I just tried your image with dt 4.0 on windows, and can’t reproduce it… from the screenshot I don’t think you’re pushing color balance rgb to it’s limits or anything either. I tried your image first with my workflow then with your .xmp, but all that happens when I increase the highlight brilliance slider is that the highlights get brighter as they should.
No sign at all of the big white areas in your screenshot, so I don’t know what’s going on… hopefully someone more knowledgeable will have an idea
I can reproduce in Windows 11, branch 4.0.x.
I believe the artifacts are generated in filmic, not in color balance, as disabling filmic makes them disappear.
Most likely it is the filmic reconstruction that kicks-in at a certain point by increasing brilliance a lot.

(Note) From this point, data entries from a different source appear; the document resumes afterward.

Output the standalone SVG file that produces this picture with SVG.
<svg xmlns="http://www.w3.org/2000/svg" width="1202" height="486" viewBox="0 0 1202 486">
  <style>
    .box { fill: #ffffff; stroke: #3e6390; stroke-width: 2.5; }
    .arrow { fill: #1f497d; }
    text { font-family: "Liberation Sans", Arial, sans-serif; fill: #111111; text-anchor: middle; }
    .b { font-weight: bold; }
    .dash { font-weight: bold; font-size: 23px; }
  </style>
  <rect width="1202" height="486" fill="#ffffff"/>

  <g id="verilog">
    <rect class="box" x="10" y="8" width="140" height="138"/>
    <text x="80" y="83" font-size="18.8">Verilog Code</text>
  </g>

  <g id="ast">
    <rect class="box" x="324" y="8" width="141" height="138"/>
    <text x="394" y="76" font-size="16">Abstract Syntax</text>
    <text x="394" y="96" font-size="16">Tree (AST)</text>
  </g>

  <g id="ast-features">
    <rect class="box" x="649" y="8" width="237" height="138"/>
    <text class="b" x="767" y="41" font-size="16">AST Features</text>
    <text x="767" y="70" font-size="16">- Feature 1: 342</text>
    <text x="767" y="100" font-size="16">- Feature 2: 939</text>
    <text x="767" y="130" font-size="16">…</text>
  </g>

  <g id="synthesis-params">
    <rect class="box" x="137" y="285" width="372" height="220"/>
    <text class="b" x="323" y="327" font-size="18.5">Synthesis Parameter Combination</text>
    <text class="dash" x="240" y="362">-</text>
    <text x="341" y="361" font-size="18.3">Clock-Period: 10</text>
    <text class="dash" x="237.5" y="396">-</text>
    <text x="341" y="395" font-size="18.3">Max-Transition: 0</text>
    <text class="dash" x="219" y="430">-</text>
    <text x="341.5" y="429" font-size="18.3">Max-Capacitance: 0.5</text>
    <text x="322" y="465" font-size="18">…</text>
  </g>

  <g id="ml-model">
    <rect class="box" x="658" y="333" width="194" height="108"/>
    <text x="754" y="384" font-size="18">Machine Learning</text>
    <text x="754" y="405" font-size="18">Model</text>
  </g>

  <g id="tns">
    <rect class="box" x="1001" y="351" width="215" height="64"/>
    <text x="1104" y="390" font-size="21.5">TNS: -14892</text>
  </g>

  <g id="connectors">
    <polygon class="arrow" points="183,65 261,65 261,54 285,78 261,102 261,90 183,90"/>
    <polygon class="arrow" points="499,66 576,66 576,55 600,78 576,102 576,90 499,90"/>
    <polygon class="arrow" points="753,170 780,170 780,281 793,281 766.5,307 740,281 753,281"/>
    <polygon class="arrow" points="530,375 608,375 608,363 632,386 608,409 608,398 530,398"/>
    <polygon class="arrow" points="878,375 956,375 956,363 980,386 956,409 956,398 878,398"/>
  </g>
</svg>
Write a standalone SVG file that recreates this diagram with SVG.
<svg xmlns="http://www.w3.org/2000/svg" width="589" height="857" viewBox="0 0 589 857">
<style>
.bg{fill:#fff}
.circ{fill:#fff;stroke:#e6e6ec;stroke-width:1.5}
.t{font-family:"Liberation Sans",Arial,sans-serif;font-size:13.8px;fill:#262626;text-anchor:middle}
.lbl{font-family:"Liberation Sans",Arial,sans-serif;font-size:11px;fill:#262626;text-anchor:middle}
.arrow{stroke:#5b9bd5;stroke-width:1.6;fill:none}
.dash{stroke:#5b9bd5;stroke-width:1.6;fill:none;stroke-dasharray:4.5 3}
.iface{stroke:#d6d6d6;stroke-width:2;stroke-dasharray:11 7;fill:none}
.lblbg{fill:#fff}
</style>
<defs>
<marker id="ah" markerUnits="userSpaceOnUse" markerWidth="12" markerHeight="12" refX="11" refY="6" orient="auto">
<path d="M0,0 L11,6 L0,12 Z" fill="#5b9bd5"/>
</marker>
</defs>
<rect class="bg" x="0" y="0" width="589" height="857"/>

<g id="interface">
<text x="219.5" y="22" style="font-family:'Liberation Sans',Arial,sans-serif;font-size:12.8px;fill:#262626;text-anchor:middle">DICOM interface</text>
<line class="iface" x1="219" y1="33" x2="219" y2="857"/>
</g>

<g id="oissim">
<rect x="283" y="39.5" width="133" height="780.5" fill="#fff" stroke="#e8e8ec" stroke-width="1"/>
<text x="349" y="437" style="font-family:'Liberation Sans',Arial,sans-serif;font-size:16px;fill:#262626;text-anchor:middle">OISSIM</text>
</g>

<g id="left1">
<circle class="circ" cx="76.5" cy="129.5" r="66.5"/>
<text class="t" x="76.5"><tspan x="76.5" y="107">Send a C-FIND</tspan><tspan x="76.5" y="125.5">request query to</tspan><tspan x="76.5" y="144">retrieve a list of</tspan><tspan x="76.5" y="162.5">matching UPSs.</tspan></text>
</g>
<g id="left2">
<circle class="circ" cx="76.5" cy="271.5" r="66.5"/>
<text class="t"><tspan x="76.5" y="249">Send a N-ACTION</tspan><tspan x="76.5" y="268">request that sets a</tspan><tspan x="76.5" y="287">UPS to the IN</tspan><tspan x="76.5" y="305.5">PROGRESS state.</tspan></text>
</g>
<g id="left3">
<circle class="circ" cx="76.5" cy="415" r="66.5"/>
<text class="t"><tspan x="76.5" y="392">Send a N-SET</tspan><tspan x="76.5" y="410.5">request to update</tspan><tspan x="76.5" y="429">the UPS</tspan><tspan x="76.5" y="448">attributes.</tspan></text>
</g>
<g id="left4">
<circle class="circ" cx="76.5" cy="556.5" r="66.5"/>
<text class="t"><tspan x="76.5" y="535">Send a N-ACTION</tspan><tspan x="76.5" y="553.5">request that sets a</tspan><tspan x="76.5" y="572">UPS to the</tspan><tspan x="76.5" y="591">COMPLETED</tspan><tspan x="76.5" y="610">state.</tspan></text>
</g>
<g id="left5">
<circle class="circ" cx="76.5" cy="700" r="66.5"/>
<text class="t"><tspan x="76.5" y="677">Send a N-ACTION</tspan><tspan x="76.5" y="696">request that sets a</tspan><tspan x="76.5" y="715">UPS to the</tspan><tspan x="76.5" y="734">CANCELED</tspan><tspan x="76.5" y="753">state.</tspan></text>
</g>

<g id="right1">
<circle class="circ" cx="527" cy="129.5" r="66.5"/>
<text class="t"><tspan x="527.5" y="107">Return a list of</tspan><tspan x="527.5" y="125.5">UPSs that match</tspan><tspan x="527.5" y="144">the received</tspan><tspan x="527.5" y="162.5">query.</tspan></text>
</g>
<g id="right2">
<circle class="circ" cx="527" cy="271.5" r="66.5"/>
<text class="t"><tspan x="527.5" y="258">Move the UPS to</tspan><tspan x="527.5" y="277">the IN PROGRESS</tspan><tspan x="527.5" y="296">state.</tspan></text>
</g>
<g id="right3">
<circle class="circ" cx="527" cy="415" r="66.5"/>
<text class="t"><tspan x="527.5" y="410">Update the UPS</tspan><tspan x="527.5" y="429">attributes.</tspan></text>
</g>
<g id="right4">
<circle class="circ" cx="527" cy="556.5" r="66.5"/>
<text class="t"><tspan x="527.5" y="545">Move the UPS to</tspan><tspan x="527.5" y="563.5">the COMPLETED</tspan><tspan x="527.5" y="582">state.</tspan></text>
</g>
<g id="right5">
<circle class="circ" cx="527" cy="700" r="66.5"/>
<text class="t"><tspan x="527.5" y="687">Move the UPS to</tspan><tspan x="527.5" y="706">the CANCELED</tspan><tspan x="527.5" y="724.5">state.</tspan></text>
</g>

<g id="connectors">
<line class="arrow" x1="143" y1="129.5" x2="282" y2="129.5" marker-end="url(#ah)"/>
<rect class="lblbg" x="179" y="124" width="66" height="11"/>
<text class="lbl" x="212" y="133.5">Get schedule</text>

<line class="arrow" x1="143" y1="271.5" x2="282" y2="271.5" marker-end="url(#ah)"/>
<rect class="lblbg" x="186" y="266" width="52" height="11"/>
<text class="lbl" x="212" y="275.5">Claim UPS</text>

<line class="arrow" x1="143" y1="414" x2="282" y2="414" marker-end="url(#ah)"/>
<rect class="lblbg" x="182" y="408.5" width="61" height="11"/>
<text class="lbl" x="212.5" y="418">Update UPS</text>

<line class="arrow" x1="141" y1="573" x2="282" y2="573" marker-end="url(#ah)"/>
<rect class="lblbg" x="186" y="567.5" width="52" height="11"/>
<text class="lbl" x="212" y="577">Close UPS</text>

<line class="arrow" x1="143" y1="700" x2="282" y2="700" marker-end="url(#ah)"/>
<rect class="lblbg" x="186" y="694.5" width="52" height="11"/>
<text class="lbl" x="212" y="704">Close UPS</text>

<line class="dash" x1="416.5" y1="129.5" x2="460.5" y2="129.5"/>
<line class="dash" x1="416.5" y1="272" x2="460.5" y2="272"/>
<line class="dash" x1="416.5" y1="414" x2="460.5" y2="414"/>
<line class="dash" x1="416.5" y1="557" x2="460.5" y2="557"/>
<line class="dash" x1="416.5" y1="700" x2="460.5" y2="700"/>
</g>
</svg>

See how the artifacts change by playing with reconstruct threshold and transition in filmic.
Unfortunately threshold can’t be set higher than 6 EV in the gui.
To me there should be a switch to disable reconstruct in filmic, not only by setting a high threshold
With “pushing to extremes” I don’t mean the color balance rgb setting alone. The critical regions of the image are already clipped in raw data. Additionally the exposure is increased by 1 stop. Then increasing “perceptual brilliance grading” pushes the highlights once more.
One can clearly see (by displaying the highlight reconstruction mask in filmic) that even with a threshold of +6 EV (highest possible value) filmic’s reconstruction is active (unwanted).
It’s not necessary to switch of filmic, the “blooming artifact” also disappears if you set structure ↔ texture to +100% in filmic’s reconstruct tab. In this case you get another artefact, the highly blown areas appear inverted.
For this image it would be helpful to have an “off”-switch for filmic’s reconstruction. Or just switch off filmic and use “tone curve” or “rgb curve” for example.
As a workaround, you may add a parametric mask to color balance rgb, and disable boosting the already extreme highlights.
I was unable to reproduce this on the Windows laptop that I have (darktable 4.0.0, no OpenCL), so it may be a newly introduced bug, or only affect OpenCL:
There’s another problem with the image shown by @pehar : raw whitepoint is set to 15831 by darktable, exiftool gives as white point values
Normal White Level : 11767
Specular White Level : 12279
Linearity Upper Margin : 10000
Also, you’re pushing the perceptual brilliance for a zone that’s already seriously over-exposed, and way off the scale after filmic tone-mapping.
So yes, the artifacts are caused by filmic’s highlight recovery acting on zones in the images that end up >6 EV over display white. I think you have some other issues in the image if you have values like that, especially if that concerns a larger area of your image. Given that, I’d rather not see yet another element added to an already charged interface.
(I can get the same artifacts with dt 4.0 btw, or actually worse: a large part of the sky turned black…)
However this can be super confusing for normal users, you push a slider and all of a sudden you get an artifact because another module has a sleeping feature that kicks in.
To me we really need a switch to disable filmic reconstruction and that should be off by default
Oops, I mixed up the two examples, sorry for that.
The white point values I cited are for 2014-05-30_19-47-01.cr2, an older playraw; used by @RawConvert.
But yes, the Sony cameras also have a problem with the white point (less extreme). Probably “thanks to” the secrecy around the makernote sections… (exiftool deciphers the values, exiv2 seems not able to).
Sorry, I was using the respective command-line tools to try getting the white points for manual use in dt. Exiftool worked with no problems, with exiv2 I didn’t manage to get those values.